Goal – Exactly and only the lines from the first entry through the line with "const yTickLabels = ['0.0', '0.2', '0.4', '0.6', '0.8', '1.0'];" should be copied, both ends included, with no pictures.

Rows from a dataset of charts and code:
○ ○ ○ ○ ○
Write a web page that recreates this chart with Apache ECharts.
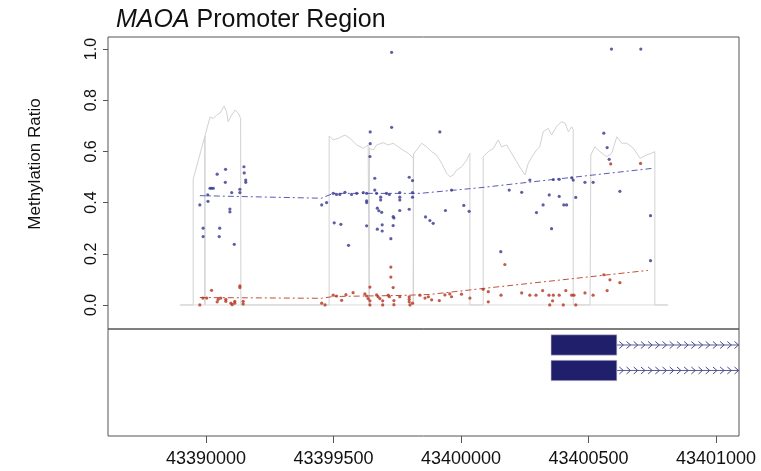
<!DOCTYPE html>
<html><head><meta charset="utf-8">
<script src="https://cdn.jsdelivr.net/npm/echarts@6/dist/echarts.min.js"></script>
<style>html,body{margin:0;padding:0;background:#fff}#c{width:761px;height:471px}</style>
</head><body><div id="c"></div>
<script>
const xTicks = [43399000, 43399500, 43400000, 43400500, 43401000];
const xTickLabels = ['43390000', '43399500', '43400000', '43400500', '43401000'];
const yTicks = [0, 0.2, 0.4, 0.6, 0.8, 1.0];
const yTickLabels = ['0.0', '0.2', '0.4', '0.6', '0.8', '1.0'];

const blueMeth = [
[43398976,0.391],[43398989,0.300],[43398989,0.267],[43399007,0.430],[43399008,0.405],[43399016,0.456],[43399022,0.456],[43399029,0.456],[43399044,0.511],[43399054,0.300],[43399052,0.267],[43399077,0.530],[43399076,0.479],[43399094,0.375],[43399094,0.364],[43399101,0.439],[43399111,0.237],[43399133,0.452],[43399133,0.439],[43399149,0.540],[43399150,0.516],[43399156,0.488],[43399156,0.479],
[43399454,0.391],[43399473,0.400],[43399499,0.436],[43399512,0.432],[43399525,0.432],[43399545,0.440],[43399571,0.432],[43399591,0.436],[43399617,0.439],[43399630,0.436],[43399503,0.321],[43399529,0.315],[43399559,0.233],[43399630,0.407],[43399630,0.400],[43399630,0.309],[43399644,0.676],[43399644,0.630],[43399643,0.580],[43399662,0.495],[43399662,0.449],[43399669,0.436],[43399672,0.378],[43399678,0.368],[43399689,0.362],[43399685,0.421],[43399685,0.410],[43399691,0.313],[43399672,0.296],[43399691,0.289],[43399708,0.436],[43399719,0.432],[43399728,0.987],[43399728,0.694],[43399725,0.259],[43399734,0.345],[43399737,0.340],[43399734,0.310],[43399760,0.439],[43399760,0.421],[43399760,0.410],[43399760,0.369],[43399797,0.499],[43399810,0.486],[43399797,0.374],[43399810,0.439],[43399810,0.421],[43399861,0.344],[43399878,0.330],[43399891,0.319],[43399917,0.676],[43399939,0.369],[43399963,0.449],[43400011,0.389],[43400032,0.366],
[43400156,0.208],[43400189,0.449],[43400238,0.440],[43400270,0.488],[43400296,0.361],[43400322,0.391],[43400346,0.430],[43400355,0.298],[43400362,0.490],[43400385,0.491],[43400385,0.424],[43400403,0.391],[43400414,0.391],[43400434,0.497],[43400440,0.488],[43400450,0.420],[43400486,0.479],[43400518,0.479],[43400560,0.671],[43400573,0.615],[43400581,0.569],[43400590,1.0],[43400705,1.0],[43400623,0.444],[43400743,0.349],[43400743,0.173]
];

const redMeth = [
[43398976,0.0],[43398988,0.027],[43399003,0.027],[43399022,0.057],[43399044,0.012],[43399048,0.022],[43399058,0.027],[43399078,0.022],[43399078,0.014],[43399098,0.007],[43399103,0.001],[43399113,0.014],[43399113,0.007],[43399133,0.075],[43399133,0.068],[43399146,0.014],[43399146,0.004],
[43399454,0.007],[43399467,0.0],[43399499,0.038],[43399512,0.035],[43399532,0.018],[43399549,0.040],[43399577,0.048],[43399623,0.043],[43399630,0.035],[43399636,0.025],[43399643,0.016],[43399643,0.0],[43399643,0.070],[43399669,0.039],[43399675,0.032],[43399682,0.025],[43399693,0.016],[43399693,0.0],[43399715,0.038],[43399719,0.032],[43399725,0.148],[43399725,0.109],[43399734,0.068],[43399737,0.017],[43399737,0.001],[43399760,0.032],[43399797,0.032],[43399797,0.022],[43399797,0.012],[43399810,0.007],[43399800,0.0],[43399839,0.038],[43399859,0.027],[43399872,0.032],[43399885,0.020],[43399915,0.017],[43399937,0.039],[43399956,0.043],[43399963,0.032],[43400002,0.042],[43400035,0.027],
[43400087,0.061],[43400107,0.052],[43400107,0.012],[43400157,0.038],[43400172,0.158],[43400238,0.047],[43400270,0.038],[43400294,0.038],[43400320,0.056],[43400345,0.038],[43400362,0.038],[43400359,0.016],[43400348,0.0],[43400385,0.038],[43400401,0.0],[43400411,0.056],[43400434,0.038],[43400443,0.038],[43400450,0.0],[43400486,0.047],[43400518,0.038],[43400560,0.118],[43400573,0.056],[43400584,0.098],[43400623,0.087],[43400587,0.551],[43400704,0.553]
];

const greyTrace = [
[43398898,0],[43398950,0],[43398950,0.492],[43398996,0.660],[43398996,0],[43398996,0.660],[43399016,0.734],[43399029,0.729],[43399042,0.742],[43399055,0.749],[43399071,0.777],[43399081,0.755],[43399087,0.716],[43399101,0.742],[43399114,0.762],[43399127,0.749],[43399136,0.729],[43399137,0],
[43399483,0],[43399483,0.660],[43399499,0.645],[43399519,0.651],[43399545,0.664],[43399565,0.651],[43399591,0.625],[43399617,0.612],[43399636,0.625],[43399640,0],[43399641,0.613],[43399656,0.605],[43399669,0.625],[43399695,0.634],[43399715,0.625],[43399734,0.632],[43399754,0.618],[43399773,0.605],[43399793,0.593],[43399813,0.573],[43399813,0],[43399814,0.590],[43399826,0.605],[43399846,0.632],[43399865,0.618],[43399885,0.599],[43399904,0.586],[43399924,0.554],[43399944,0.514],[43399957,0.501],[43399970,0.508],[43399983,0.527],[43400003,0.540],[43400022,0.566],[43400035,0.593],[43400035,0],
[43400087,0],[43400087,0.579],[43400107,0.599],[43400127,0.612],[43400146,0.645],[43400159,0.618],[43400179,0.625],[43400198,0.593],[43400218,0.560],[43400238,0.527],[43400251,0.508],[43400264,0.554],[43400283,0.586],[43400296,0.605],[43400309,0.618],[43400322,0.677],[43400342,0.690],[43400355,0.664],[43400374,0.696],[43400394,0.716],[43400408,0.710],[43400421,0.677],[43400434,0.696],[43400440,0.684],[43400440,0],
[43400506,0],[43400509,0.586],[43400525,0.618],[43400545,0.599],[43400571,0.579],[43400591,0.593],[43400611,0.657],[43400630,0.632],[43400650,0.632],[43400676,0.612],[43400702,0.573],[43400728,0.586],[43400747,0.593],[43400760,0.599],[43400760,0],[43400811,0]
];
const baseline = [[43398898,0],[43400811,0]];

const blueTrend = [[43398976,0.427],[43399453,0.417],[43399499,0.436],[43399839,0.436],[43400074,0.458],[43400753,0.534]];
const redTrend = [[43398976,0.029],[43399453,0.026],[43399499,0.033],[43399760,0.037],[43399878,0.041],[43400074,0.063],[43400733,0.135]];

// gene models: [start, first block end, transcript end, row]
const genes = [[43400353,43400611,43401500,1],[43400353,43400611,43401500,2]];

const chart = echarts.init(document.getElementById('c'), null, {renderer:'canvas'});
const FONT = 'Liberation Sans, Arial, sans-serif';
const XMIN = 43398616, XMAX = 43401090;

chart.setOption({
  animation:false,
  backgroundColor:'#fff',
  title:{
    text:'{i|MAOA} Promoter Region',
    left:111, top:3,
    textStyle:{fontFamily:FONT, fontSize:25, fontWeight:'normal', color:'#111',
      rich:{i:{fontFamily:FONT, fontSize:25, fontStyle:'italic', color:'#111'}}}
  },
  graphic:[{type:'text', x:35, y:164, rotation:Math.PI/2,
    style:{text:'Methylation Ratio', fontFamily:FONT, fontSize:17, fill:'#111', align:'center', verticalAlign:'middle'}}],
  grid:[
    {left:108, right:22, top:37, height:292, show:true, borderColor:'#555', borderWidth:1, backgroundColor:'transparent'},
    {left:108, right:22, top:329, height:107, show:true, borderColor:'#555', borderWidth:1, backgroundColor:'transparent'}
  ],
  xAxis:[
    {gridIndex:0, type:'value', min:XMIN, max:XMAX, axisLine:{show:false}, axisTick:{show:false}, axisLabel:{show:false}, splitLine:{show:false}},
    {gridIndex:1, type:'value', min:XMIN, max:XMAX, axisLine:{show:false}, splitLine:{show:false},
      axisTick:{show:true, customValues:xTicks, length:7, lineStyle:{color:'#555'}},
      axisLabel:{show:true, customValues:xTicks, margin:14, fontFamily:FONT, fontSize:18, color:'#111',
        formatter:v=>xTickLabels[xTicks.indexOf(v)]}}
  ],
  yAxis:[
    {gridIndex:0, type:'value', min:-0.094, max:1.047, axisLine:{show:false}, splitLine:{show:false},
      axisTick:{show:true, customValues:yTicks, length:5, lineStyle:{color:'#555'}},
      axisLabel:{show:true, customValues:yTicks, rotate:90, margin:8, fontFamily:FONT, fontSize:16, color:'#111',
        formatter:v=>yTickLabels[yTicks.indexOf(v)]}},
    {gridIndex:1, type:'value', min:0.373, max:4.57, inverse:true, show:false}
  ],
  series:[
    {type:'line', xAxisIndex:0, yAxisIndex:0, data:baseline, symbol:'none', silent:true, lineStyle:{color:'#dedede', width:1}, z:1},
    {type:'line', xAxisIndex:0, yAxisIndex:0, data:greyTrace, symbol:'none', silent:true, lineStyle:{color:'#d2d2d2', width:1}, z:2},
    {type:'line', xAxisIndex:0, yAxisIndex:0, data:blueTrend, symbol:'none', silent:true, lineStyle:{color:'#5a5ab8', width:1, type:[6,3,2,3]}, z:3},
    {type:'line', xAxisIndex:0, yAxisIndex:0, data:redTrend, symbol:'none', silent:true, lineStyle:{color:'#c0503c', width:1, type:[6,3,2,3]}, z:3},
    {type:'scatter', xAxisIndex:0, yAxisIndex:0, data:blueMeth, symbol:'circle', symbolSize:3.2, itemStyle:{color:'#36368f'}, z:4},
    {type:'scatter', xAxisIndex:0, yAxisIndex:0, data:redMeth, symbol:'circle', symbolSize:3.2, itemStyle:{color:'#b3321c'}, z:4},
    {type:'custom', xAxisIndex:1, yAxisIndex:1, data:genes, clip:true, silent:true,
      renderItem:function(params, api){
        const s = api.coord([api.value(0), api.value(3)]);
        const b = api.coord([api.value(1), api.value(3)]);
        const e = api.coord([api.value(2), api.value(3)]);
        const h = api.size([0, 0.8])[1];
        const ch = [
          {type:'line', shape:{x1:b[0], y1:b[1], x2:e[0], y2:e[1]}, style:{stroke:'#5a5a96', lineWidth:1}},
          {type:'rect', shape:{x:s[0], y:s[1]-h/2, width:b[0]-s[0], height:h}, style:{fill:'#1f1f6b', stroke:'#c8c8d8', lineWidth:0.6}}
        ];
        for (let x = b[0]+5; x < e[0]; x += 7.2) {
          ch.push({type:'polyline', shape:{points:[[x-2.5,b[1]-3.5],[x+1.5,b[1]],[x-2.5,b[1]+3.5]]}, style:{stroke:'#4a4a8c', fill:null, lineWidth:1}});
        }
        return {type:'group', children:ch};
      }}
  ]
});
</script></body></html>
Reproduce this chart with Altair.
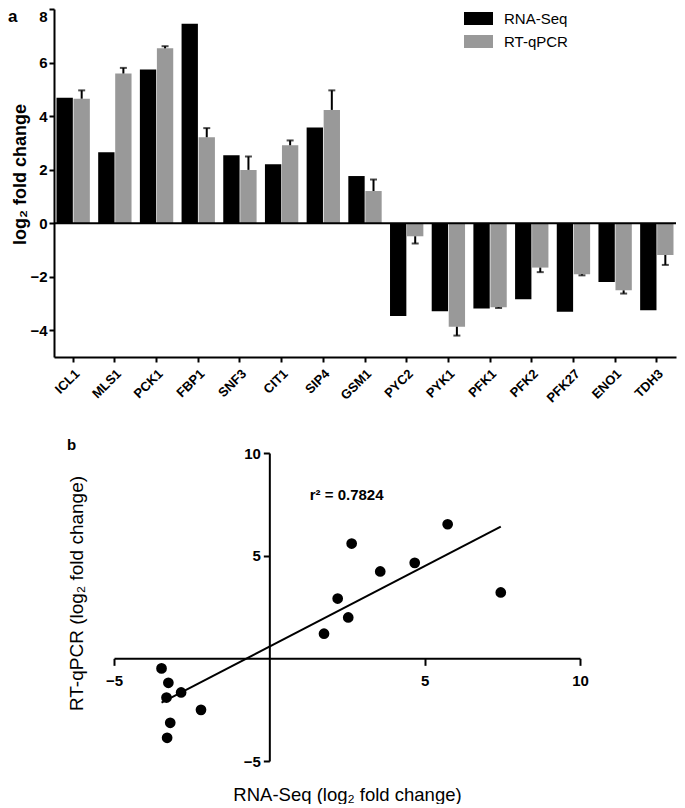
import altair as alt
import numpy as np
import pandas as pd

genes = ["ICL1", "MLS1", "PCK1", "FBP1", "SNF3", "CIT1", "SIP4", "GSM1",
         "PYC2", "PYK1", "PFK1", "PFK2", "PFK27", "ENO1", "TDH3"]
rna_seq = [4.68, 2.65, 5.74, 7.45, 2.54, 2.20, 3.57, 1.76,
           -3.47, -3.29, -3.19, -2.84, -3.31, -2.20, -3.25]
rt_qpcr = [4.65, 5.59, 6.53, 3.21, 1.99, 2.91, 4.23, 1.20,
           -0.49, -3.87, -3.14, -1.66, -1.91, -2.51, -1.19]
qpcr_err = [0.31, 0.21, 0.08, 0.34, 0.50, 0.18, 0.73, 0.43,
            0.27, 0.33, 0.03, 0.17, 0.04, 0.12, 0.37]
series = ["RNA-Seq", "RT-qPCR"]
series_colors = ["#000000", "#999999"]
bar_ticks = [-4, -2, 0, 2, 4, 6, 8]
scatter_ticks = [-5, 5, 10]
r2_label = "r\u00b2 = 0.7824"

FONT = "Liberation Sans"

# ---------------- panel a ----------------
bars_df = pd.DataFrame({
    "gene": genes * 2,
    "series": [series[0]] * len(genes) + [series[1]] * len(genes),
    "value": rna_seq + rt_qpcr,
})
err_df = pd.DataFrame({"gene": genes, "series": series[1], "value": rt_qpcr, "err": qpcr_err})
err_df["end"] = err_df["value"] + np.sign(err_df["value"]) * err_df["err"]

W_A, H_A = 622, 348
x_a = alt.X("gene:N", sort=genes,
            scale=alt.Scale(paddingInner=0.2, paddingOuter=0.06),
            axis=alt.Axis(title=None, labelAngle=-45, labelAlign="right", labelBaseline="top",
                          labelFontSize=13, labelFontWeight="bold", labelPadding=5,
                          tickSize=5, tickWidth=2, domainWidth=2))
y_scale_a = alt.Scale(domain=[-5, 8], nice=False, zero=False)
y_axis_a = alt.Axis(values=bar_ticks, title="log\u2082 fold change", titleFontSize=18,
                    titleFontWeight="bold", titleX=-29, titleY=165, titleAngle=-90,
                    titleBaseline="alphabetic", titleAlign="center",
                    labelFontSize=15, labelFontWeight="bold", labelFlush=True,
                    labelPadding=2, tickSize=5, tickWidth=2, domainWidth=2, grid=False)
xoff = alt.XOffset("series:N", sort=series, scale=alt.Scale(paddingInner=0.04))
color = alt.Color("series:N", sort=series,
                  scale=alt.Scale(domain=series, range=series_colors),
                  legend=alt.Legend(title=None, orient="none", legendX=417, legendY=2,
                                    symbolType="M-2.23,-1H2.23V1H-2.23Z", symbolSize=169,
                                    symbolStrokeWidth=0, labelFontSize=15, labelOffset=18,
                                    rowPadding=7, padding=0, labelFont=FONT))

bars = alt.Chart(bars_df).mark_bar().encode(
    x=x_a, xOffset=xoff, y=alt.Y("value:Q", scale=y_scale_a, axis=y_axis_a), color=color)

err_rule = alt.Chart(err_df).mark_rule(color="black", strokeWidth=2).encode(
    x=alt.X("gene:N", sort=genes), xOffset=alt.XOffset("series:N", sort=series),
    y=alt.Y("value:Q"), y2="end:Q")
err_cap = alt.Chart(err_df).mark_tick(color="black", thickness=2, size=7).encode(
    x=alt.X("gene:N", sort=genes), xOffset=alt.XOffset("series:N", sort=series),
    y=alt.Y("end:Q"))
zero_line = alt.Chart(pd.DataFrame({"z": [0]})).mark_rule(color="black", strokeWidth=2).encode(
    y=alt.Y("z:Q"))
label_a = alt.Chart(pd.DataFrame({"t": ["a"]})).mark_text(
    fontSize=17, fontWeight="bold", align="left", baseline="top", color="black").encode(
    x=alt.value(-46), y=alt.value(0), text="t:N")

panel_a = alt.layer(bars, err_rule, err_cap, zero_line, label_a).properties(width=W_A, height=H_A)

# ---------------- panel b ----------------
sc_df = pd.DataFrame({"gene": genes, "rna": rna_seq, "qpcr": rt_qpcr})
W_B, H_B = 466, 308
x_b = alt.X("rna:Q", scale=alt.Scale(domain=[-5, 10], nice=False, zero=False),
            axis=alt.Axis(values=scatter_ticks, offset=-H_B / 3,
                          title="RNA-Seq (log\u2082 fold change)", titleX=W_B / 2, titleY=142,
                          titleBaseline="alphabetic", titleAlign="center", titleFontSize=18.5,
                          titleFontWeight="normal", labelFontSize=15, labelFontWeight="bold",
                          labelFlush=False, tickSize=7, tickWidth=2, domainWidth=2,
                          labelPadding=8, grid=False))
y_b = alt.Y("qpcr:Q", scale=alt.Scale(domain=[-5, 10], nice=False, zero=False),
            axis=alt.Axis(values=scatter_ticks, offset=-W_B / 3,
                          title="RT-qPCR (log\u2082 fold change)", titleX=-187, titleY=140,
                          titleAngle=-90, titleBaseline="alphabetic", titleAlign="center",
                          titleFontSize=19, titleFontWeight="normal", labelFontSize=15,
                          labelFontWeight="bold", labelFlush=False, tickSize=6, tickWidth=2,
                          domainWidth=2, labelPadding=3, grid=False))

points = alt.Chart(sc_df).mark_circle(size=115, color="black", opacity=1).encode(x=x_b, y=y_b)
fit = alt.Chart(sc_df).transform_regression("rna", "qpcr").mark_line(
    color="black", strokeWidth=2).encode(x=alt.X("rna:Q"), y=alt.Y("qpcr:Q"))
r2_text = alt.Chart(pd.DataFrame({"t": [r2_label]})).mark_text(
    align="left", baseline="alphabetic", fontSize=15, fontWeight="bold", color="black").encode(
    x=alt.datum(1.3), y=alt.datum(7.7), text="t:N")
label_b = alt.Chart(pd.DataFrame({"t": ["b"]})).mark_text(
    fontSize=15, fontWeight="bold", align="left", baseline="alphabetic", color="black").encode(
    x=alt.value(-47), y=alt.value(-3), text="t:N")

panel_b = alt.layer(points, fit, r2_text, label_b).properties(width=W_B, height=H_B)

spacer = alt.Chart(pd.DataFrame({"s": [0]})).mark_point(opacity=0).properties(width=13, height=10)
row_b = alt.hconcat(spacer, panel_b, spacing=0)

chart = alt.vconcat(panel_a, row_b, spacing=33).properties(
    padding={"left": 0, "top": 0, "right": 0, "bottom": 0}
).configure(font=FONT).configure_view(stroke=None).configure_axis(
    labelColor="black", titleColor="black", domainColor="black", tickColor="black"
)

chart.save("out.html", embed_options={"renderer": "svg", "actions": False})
○ ○ ○ ○ ○
Result for this exercise –
Write a web page that recreates this chart with Apache ECharts.
<!DOCTYPE html>
<html><head><meta charset="utf-8">
<script src="https://cdn.jsdelivr.net/npm/echarts@6/dist/echarts.min.js"></script>
<style>html,body{margin:0;padding:0;background:#fff}#c{width:761px;height:471px}</style>
</head><body><div id="c"></div>
<script>
const xTicks = [43399000, 43399500, 43400000, 43400500, 43401000];
const xTickLabels = ['43390000', '43399500', '43400000', '43400500', '43401000'];
const yTicks = [0, 0.2, 0.4, 0.6, 0.8, 1.0];
const yTickLabels = ['0.0', '0.2', '0.4', '0.6', '0.8', '1.0'];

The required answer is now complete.